++++ Data supplied ++++

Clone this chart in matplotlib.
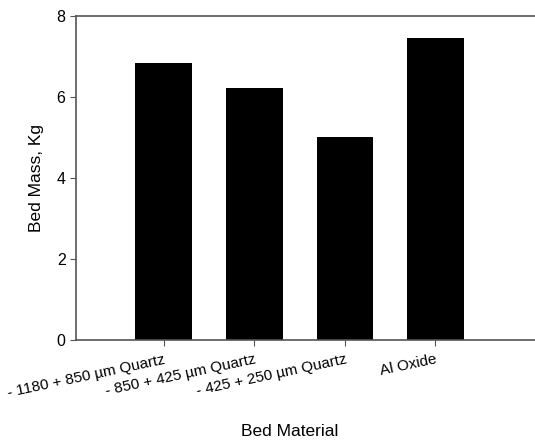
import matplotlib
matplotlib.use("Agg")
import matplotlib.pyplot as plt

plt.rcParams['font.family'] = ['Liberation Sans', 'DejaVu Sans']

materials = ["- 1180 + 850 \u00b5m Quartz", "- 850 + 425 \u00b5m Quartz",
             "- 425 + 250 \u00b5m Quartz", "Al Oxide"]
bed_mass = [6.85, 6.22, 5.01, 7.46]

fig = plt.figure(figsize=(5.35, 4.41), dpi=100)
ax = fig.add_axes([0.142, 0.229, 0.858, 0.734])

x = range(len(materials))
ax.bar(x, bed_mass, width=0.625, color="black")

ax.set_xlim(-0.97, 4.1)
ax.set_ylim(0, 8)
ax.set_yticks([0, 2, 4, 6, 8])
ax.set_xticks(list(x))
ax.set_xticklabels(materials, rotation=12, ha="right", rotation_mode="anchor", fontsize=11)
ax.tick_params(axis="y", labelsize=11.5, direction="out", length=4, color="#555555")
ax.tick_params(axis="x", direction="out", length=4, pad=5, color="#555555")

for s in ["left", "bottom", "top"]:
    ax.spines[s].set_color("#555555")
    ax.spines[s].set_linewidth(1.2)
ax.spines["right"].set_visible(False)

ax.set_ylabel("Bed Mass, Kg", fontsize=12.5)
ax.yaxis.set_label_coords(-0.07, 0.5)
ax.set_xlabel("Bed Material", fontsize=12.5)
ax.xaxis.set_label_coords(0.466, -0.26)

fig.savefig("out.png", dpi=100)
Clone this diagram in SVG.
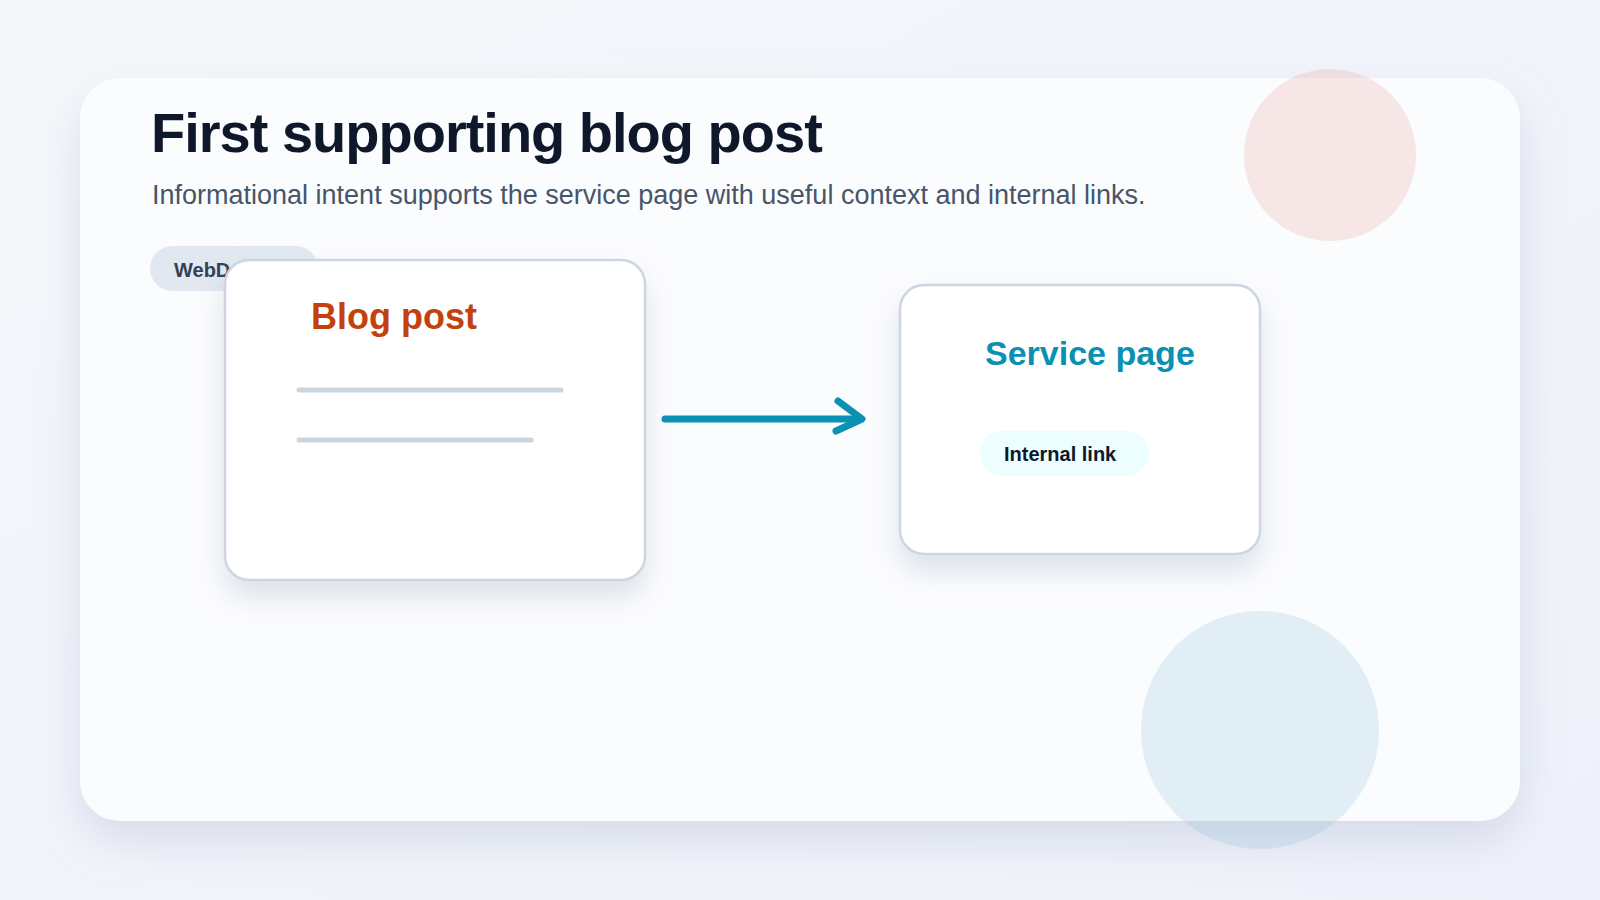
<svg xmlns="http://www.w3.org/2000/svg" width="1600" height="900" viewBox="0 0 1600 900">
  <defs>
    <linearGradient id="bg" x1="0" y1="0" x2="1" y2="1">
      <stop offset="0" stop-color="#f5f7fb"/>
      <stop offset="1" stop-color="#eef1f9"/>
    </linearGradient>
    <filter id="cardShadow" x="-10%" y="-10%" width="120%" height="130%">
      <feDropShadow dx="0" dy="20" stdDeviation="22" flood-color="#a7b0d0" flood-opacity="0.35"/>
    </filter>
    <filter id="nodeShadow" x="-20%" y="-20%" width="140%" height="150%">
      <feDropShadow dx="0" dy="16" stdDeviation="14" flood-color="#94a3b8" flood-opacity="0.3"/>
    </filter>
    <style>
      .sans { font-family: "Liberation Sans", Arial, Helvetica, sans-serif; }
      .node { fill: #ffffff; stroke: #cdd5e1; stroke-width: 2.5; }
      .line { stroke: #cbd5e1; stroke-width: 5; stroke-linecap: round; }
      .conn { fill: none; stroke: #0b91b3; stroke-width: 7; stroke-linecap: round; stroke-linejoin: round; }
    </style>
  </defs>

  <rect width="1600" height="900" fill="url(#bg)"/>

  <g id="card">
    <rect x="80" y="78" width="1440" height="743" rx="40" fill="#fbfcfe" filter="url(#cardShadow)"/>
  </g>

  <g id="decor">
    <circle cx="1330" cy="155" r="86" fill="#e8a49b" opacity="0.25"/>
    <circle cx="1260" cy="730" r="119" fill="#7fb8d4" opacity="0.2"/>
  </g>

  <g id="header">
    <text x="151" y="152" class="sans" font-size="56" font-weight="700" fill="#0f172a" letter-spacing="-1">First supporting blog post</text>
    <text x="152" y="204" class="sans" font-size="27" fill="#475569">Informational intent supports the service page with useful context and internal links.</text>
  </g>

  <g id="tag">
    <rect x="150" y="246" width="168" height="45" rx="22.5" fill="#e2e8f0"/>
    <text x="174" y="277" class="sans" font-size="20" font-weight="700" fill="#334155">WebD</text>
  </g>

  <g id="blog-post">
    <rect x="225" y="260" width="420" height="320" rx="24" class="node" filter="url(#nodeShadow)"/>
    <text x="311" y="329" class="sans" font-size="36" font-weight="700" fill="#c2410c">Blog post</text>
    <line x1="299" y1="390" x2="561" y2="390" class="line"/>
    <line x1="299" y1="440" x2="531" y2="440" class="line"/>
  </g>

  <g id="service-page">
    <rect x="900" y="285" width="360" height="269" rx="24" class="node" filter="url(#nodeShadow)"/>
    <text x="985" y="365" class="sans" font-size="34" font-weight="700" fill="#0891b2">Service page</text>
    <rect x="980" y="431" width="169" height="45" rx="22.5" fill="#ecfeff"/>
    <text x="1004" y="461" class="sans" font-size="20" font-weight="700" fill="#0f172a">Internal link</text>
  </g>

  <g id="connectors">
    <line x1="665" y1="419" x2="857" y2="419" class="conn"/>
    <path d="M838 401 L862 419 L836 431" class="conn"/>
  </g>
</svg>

++++

- [Set problem]: Exclude every picture and copy the remaining data exactly.

- [Task response]:
Clone this chart in matplotlib.
import matplotlib
matplotlib.use("Agg")
import matplotlib.pyplot as plt

plt.rcParams['font.family'] = ['Liberation Sans', 'DejaVu Sans']

materials = ["- 1180 + 850 \u00b5m Quartz", "- 850 + 425 \u00b5m Quartz",
             "- 425 + 250 \u00b5m Quartz", "Al Oxide"]
bed_mass = [6.85, 6.22, 5.01, 7.46]

fig = plt.figure(figsize=(5.35, 4.41), dpi=100)
ax = fig.add_axes([0.142, 0.229, 0.858, 0.734])

x = range(len(materials))
ax.bar(x, bed_mass, width=0.625, color="black")

ax.set_xlim(-0.97, 4.1)
ax.set_ylim(0, 8)
ax.set_yticks([0, 2, 4, 6, 8])
ax.set_xticks(list(x))
ax.set_xticklabels(materials, rotation=12, ha="right", rotation_mode="anchor", fontsize=11)
ax.tick_params(axis="y", labelsize=11.5, direction="out", length=4, color="#555555")
ax.tick_params(axis="x", direction="out", length=4, pad=5, color="#555555")

for s in ["left", "bottom", "top"]:
    ax.spines[s].set_color("#555555")
    ax.spines[s].set_linewidth(1.2)
ax.spines["right"].set_visible(False)

ax.set_ylabel("Bed Mass, Kg", fontsize=12.5)
ax.yaxis.set_label_coords(-0.07, 0.5)
ax.set_xlabel("Bed Material", fontsize=12.5)
ax.xaxis.set_label_coords(0.466, -0.26)

fig.savefig("out.png", dpi=100)
Clone this diagram in SVG.
<svg xmlns="http://www.w3.org/2000/svg" width="1600" height="900" viewBox="0 0 1600 900">
  <defs>
    <linearGradient id="bg" x1="0" y1="0" x2="1" y2="1">
      <stop offset="0" stop-color="#f5f7fb"/>
      <stop offset="1" stop-color="#eef1f9"/>
    </linearGradient>
    <filter id="cardShadow" x="-10%" y="-10%" width="120%" height="130%">
      <feDropShadow dx="0" dy="20" stdDeviation="22" flood-color="#a7b0d0" flood-opacity="0.35"/>
    </filter>
    <filter id="nodeShadow" x="-20%" y="-20%" width="140%" height="150%">
      <feDropShadow dx="0" dy="16" stdDeviation="14" flood-color="#94a3b8" flood-opacity="0.3"/>
    </filter>
    <style>
      .sans { font-family: "Liberation Sans", Arial, Helvetica, sans-serif; }
      .node { fill: #ffffff; stroke: #cdd5e1; stroke-width: 2.5; }
      .line { stroke: #cbd5e1; stroke-width: 5; stroke-linecap: round; }
      .conn { fill: none; stroke: #0b91b3; stroke-width: 7; stroke-linecap: round; stroke-linejoin: round; }
    </style>
  </defs>

  <rect width="1600" height="900" fill="url(#bg)"/>

  <g id="card">
    <rect x="80" y="78" width="1440" height="743" rx="40" fill="#fbfcfe" filter="url(#cardShadow)"/>
  </g>

  <g id="decor">
    <circle cx="1330" cy="155" r="86" fill="#e8a49b" opacity="0.25"/>
    <circle cx="1260" cy="730" r="119" fill="#7fb8d4" opacity="0.2"/>
  </g>

  <g id="header">
    <text x="151" y="152" class="sans" font-size="56" font-weight="700" fill="#0f172a" letter-spacing="-1">First supporting blog post</text>
    <text x="152" y="204" class="sans" font-size="27" fill="#475569">Informational intent supports the service page with useful context and internal links.</text>
  </g>

  <g id="tag">
    <rect x="150" y="246" width="168" height="45" rx="22.5" fill="#e2e8f0"/>
    <text x="174" y="277" class="sans" font-size="20" font-weight="700" fill="#334155">WebD</text>
  </g>

  <g id="blog-post">
    <rect x="225" y="260" width="420" height="320" rx="24" class="node" filter="url(#nodeShadow)"/>
    <text x="311" y="329" class="sans" font-size="36" font-weight="700" fill="#c2410c">Blog post</text>
    <line x1="299" y1="390" x2="561" y2="390" class="line"/>
    <line x1="299" y1="440" x2="531" y2="440" class="line"/>
  </g>

  <g id="service-page">
    <rect x="900" y="285" width="360" height="269" rx="24" class="node" filter="url(#nodeShadow)"/>
    <text x="985" y="365" class="sans" font-size="34" font-weight="700" fill="#0891b2">Service page</text>
    <rect x="980" y="431" width="169" height="45" rx="22.5" fill="#ecfeff"/>
    <text x="1004" y="461" class="sans" font-size="20" font-weight="700" fill="#0f172a">Internal link</text>
  </g>

  <g id="connectors">
    <line x1="665" y1="419" x2="857" y2="419" class="conn"/>
    <path d="M838 401 L862 419 L836 431" class="conn"/>
  </g>
</svg>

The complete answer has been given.